Delegates from many of IBBY’s 76 member countries shared their love of children’s books that cross cultures, and a belief in the power of literature to light the way towards a kinder, gentler, more holdy-handy world. And if that sounds too Disney, there was plenty of exploration of darkness too: the wars, displacements, hunger, trafficking and other horrors that face so many children.
In her talk ‘Before they Give the Order’, author Deborah Ellis (The Breadwinner etc., deborahellis.com) spoke of books as prevention not cure. Children brought up on stories about very different lives and perspectives will grow into global citizens – politicians, lawyers, truck drivers, teachers, parents, business leaders and shopkeepers – with empathy, compassionate curiosity and the ability to connect with different cultures.
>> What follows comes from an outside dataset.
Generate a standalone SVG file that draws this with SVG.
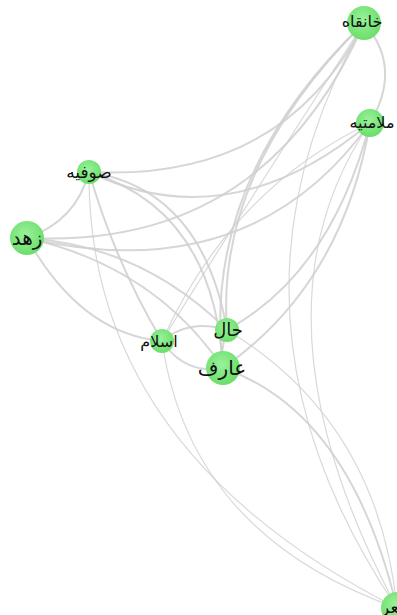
<svg xmlns="http://www.w3.org/2000/svg" width="397" height="615" viewBox="0 0 397 615">
<defs>
<radialGradient id="g" cx="45%" cy="40%" r="60%">
<stop offset="0" stop-color="#9af29a"/>
<stop offset="1" stop-color="#6ade6a"/>
</radialGradient>
<style>
.e{fill:none;stroke:#cfcfcf;stroke-width:2;stroke-opacity:0.85}
.t{stroke-width:1.2;stroke-opacity:0.8}
.n{fill:url(#g)}
text{font-family:"Liberation Sans","DejaVu Sans",sans-serif;fill:#111;text-anchor:middle}
</style>
</defs>
<rect width="397" height="615" fill="#fff"/>
<g id="edges">
<path class="e" d="M364,23 Q403,67 370,123"/>
<path class="e" d="M89,172 Q283,182 364,23"/>
<path class="e" d="M27,238 Q265,250 364,23"/>
<path class="e" d="M364,23 Q215,170 227,330"/>
<path class="e" d="M364,23 Q200,180 223,368"/>
<path class="e t" d="M364,23 Q230,230 162,341"/>
<path class="e t" d="M364,23 Q199,314 397,608"/>
<path class="e" d="M27,238 Q250,290 370,123"/>
<path class="e" d="M89,172 Q230,240 370,123"/>
<path class="e t" d="M370,123 Q230,190 162,341"/>
<path class="e" d="M370,123 Q331,273 227,330"/>
<path class="e" d="M370,123 Q343,284 223,368"/>
<path class="e t" d="M370,123 Q240,314 397,608"/>
<path class="e" d="M27,238 Q76,221 89,172"/>
<path class="e" d="M89,172 Q202,189 227,330"/>
<path class="e" d="M89,172 Q214,210 223,368"/>
<path class="e" d="M89,172 Q115,262 162,341"/>
<path class="e t" d="M89,172 Q87,450 397,608"/>
<path class="e" d="M27,238 Q143,246 227,330"/>
<path class="e" d="M27,238 Q155,267 223,368"/>
<path class="e" d="M27,238 Q81,334 162,341"/>
<path class="e" d="M162,341 Q190,318 227,330"/>
<path class="e" d="M162,341 Q185,375 223,368"/>
<path class="e t" d="M162,341 Q190,535 397,608"/>
<path class="e" d="M227,330 Q220,350 223,368"/>
<path class="e t" d="M227,330 Q378,421 397,608"/>
<path class="e" d="M223,368 Q350,412 397,608"/>
</g>
<g id="n-khanqah"><circle class="n" cx="364" cy="23" r="17"/><text x="362" y="27" font-size="16">خانقاه</text></g>
<g id="n-malamatiyeh"><circle class="n" cx="370" cy="123" r="14"/><text x="372" y="128" font-size="16">ملامتیه</text></g>
<g id="n-sufiyeh"><circle class="n" cx="89" cy="172" r="12"/><text x="89" y="178" font-size="17">صوفیه</text></g>
<g id="n-zohd"><circle class="n" cx="27" cy="238" r="17"/><text x="27" y="245" font-size="20">زهد</text></g>
<g id="n-eslam"><circle class="n" cx="162" cy="341" r="12"/><text x="159" y="347" font-size="16">اسلام</text></g>
<g id="n-hal"><circle class="n" cx="227" cy="330" r="12"/><text x="228" y="336" font-size="18">حال</text></g>
<g id="n-aref"><circle class="n" cx="223" cy="368" r="17"/><text x="222" y="375" font-size="20">عارف</text></g>
<g id="n-sher"><circle class="n" cx="397" cy="608" r="16"/><text x="397" y="613" font-size="17">شعر</text></g>
</svg>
This generation of peace-lovers, she said, will be equipped to resist and drown out the voice of anyone who ‘gives the order’ to shoot, abuse, ethnically cleanse and hate in so many other terribly human ways.
Gregory Maguire (author of Wicked etc. gregorymaguire.com) looked at ‘The Light Within the Story,’ describing fairy tales as beacons of ‘heroic generosity … small and intense like garlic’. They endure, he said, because they champion love, kindness, justice and mercy. (Of course they do a good line in sexism, ageism, ugly-ism etc. but those criticisms were for another time.)
While preaching and moralising stick in the throat of children’s books, I believe they do have a duty: to offer some kind of hope, whether a glimmer or a blaze, that gives the reader something to aspire to – literally, to ‘breathe on’. Something that lights another little step towards how the world should, and maybe even could be.